Ольга и Лена шли по полевой тропинке в стороне от гравийки. Тропинка эта была протоптана горожанами и подводила к тыловой ограде лагеря - к тем "воротам", через которые женщины искали своих. Здесь они подходили к колючей проволоке, и здесь же разрешали собираться пленным. Отсюда реже отгоняли, чем от настоящих ворот, что у самого шоссе. Так охрана, видимо, скрывала торговлю пленными от начальства. Но и в нарушении инструкций немцы любили порядок: тут, около проволоки, узнавай своих, а договариваться, обойдя далеко по полю, иди к проходной.
Охрана не любила, чтобы ходили вдоль ограды, - по таким нередко стреляли без предупреждения или науськивали овчарок. Минчанки об этом знали - знали все неписаные правила. Мужчинам вообще было опасно к лагерю подходить, к ним фашисты относились особенно подозрительно.
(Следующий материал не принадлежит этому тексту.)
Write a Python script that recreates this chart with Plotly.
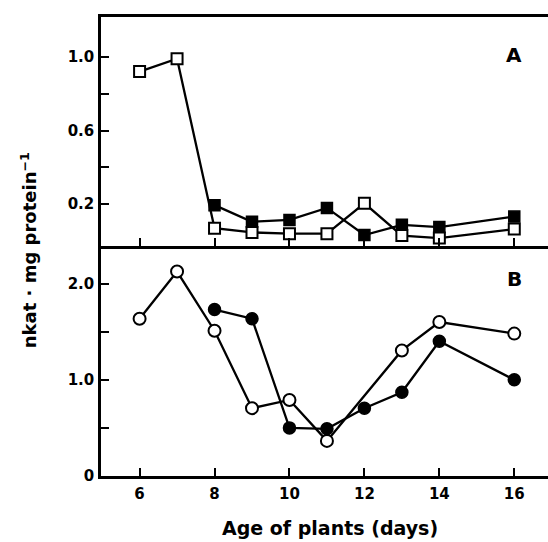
import plotly.graph_objects as go

# Panel A (squares)
days_a = [6, 7, 8, 9, 10, 11, 12, 13, 14, 16]
open_sq = [0.92, 0.99, 0.07, 0.047, 0.04, 0.04, 0.205, 0.03, 0.016, 0.065]
days_a_filled = [8, 9, 10, 11, 12, 13, 14, 16]
filled_sq = [0.195, 0.105, 0.115, 0.18, 0.033, 0.088, 0.076, 0.133]

# Panel B (circles)
days_b_open = [6, 7, 8, 9, 10, 11, 13, 14, 16]
open_ci = [1.635, 2.125, 1.51, 0.705, 0.79, 0.365, 1.305, 1.60, 1.48]
days_b_filled = [8, 9, 10, 11, 12, 13, 14, 16]
filled_ci = [1.73, 1.635, 0.50, 0.49, 0.705, 0.87, 1.40, 1.0]

x_ticks = [6, 8, 10, 12, 14, 16]
ya_ticks = [0.2, 0.4, 0.6, 0.8, 1.0]
ya_text = ["0.2", "", "0.6", "", "1.0"]
yb_ticks = [0, 0.5, 1.0, 1.5, 2.0]
yb_text = ["0", "", "1.0", "", "2.0"]

FONT = "DejaVu Sans"
line = dict(color="black", width=2.3)

fig = go.Figure()
fig.add_trace(go.Scatter(x=days_a_filled, y=filled_sq, mode="lines+markers", line=line,
                         marker=dict(symbol="square", size=11, color="black",
                                     line=dict(color="black", width=1.5)),
                         xaxis="x", yaxis="y", showlegend=False))
fig.add_trace(go.Scatter(x=days_a, y=open_sq, mode="lines+markers", line=line,
                         marker=dict(symbol="square", size=11, color="white",
                                     line=dict(color="black", width=2)),
                         xaxis="x", yaxis="y", showlegend=False))
fig.add_trace(go.Scatter(x=days_b_filled, y=filled_ci, mode="lines+markers", line=line,
                         marker=dict(symbol="circle", size=12, color="black",
                                     line=dict(color="black", width=1.5)),
                         xaxis="x2", yaxis="y2", showlegend=False))
fig.add_trace(go.Scatter(x=days_b_open, y=open_ci, mode="lines+markers", line=line,
                         marker=dict(symbol="circle", size=12, color="white",
                                     line=dict(color="black", width=2)),
                         xaxis="x2", yaxis="y2", showlegend=False))

tickfont = dict(family=FONT, size=15, color="black", weight="bold")
xcommon = dict(range=[4.97, 16.9], tickvals=x_ticks, ticks="inside", ticklen=8, tickwidth=2,
               tickcolor="black", showline=True, linecolor="black", linewidth=2.5,
               showgrid=False, zeroline=False, tickfont=tickfont, automargin=False)
ycommon = dict(ticks="inside", ticklen=8, tickwidth=2, tickcolor="black", showline=True,
               linecolor="black", linewidth=2.5, showgrid=False, zeroline=False,
               tickfont=tickfont, ticklabelstandoff=1, automargin=False)

fig.update_layout(
    width=548, height=542,
    margin=dict(l=101, r=0, t=17, b=66),
    paper_bgcolor="white", plot_bgcolor="white",
    xaxis=dict(**xcommon, domain=[0, 1], anchor="y", showticklabels=False, mirror=True),
    yaxis=dict(**ycommon, domain=[0.501, 1], anchor="x", range=[-0.027, 1.216],
               tickvals=ya_ticks, ticktext=ya_text),
    xaxis2=dict(**xcommon, domain=[0, 1], anchor="y2", ticklabelstandoff=2),
    yaxis2=dict(**ycommon, domain=[0, 0.501], anchor="x2", range=[0, 2.39],
                tickvals=yb_ticks, ticktext=yb_text),
    annotations=[
        dict(text="A", x=16.0, y=1.01, xref="x", yref="y", showarrow=False,
             font=dict(family=FONT, size=20, color="black", weight="bold")),
        dict(text="B", x=16.0, y=2.05, xref="x2", yref="y2", showarrow=False,
             font=dict(family=FONT, size=20, color="black", weight="bold")),
        dict(text="nkat · mg protein<sup>−1</sup>", x=-0.161, y=0.492, xref="paper",
             yref="paper", textangle=-90, showarrow=False, xanchor="center", yanchor="middle",
             font=dict(family=FONT, size=18, color="black", weight="bold")),
        dict(text="Age of plants (days)", x=0.512, y=-0.113, xref="paper", yref="paper",
             showarrow=False, xanchor="center", yanchor="middle",
             font=dict(family=FONT, size=19, color="black", weight="bold")),
    ],
)

fig.write_html("out.html", config={"displayModeBar": False},
               post_script="document.body.style.margin='0';document.body.style.overflow='hidden';")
После сухих холодных дней, когда мороз по-зимнему сковал землю, снова наступила грязная осень, земля оттаяла. Шел дождь вперемежку со снегом. Было ветрено. Сильный ветер бил в лицо, мокрый снег залеплял глаза, набивался под платки, за воротники.
Женщины, прикрываясь от ветра, от снега, шли по тропинке одна за другой. Лена - впереди. Не разговаривали. Да и о чем было говорить? Все обговорили вчера у Лены. Тогда Ольга была возбуждена, пожалуй, даже обрадована своим неожиданным дерзким решением. Само такое решение - взять в дом человека, "нужного народу", - как бы очищало ее от всей скверны, что прилипала ежедневно к ее коммерции, не обходившейся без обмана, без взяток полицаям и немцам. Но снег, дождь и ветер остудили те хорошие, теплые вчерашние чувства. Ольга шла раздраженная, обозленная на свою глупость - зачем согласилась? На Лену - навязалась на ее голову! Разве мало баб в городе? Пусть бы попросила кого-то другого! Еще при выходе из Минска, за Сторожевкой, где патруль довольно придирчиво проверил их документы - советские паспорта с допиской и штампом городской управы, - Ольга сказала Лене:
- Ох, вижу, тянешь ты меня в омут.
Зная характер подруги, ее изменчивое настроение, Лена испугалась, стала уговаривать:
- Олечка, человека же от смерти спасем. Разве из-за этого не стоит помучиться? Ты в бога веришь. Иисус Христос за людей мучился и нам наказывал.
- Ты же в бога не веришь.
- Теперь все, Олечка, верят. - Лена стремилась всячески умилостивить подругу, не дать ей передумать.
По скользкой тропке женщины вышли на пригорок. Им предстояло перейти ложбину и на косогоре, где росли редкие сосны, подойти к тем условным воротам, к колючей проволоке, куда охрана с выгодой для себя подпускала женщин поискать среди пленных близких. Сквозь снежную завесу они увидели, что в ложбине работает множество людей, - белые, как привидения, они, казалось, не ходили, а плавали в воздухе, и нельзя было издалека понять, что они делают. Ближе, у подножия того пригорка, на котором они остановились, очень ясно вырисовывались черные, будто снег сразу таял на них, фигуры с автоматами и такие же черные собаки, огромные, с настороженными ушами, - эти уши слышат человека за версту.
Женщин заметили. Сразу двое навели на них автоматы. Но, кажется, не стреляли, только постращали, потому что ни Лена, ни Ольга выстрелов не услышали. Пригнувшись, они бросились бежать уже не по тропке, а по полю, увязая в мягкой почве, будто так легче было спастись. Вначале им казалось, что сзади, запыхавшись, лают собаки, как гончие, когда преследуют зайца. Но скорее всего они слышали лишь свист ветра и стук собственных сердец.